Two teaching strategies incorporate these skills into regular subject areas. They are cooperative learning and academic controversy.

Through cooperative learning, students are helped to understand the value of positive interdependence through mutual goals, division of labor, division of resources, materials and information among group members, and through joint rewards. In this way, they are taught that it is to their advantage for other students to learn well and to their disadvantage for others to do poorly.

Looking at controversy in a cooperative context promotes academic learning and the development of conflict resolution skills through discussion of topics from different points of view and reaching a consensus.

The establishment of conflict resolution programs in schools is combined with research being done on the effects of such programs. A 1992 study showed that at-risk students trained in conflict resolution and cooperative learning experienced increased social support and felt less victimized by others. Improved relationships with others enhanced self-esteem and feelings of well being, and resulted in a decrease in anxiety and depression. The positive feelings of well being led to better work readiness and performance and higher academic performance.
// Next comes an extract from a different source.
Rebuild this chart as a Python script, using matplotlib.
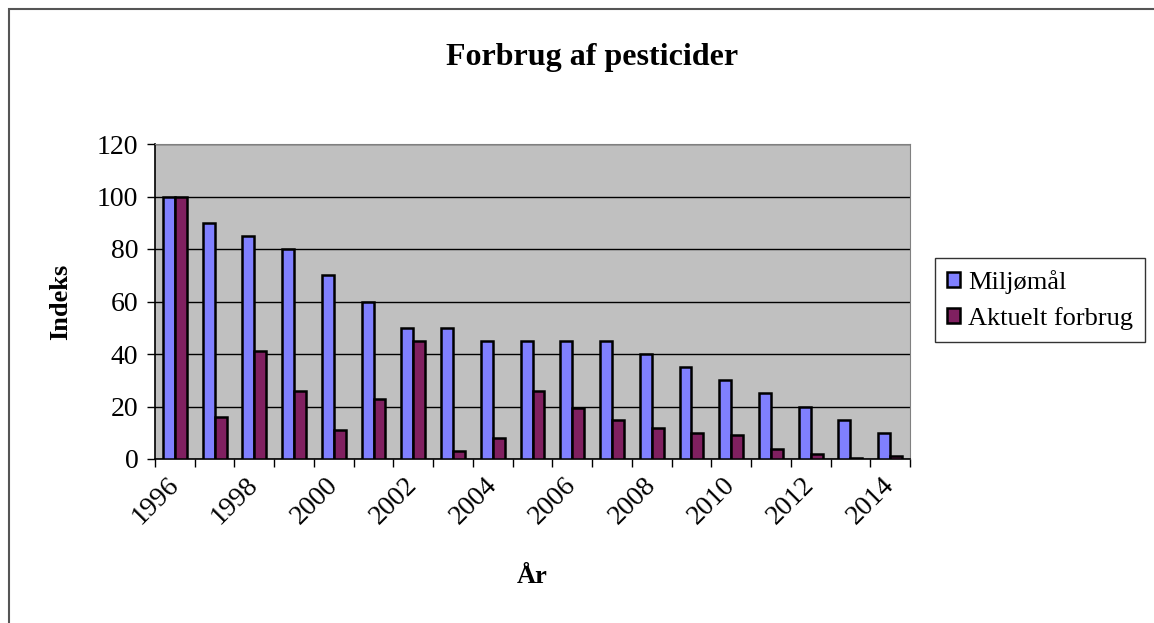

Research studies done on the impact of cooperative learning compared to competitive or individualistic learning showed that students working in group situations developed greater mutual commitment, and helpfulness and caring, regardless of differences. They were also better able to take another's perspective. Students reported having a greater sense of self-esteem and a greater sense of being valued by their peers. Attitudes toward learning, school and their teachers also improved, as did their ability to work collaboratively.

While the idea of a peaceful, conflict-free environment sounds good on paper, not everyone is ready to do what it takes to achieve those results. Sometimes parents and teachers have misconceptions about cooperative learning that create initial resistance. Research shows that unless schools and school districts are sufficiently motivated to embrace an initiative of transformation such as this, it is not likely to succeed. All the players have to buy in to the program.

Even when they have bought into it and begun to learn the skills it takes to systemically change over to a cooperative learning environment, it can take teachers about three or four years before they feel well-skilled in using cooperative learning methods. It is important that all of those involved are given the skills to motivate and persuade, organize and mobilize themselves and others to institutionalize the change.

The interest and demand for cooperative learning programs have been increasing at an accelerating rate over the last decade and there is not a sufficient supply of well-trained experts to train teachers and administrators in these skills. ICCCR is currently working to bring together what Coleman calls "an eclectic group of providers to work as a team."

"We are trying to work collaboratively with other service providers like David and Roger Johnson at the University of Minnesota to offer comprehensive cooperative strategies for school change," he said.

Coleman added that ICCCR is currently designing intervention models designed to address conflicts that emerge relating to class and race. Collaborative models are not effective in conflicts related to such power struggles.

"When groups feel oppressed by the system and marginalized, and when the system is not fair and just, it can elicit direct violence or sabotage," Coleman explained. "If dealt with effectively, the problem can change the institution and what the institution does. If not dealt with effectively, these problems can go underground and come up later in a more violent form."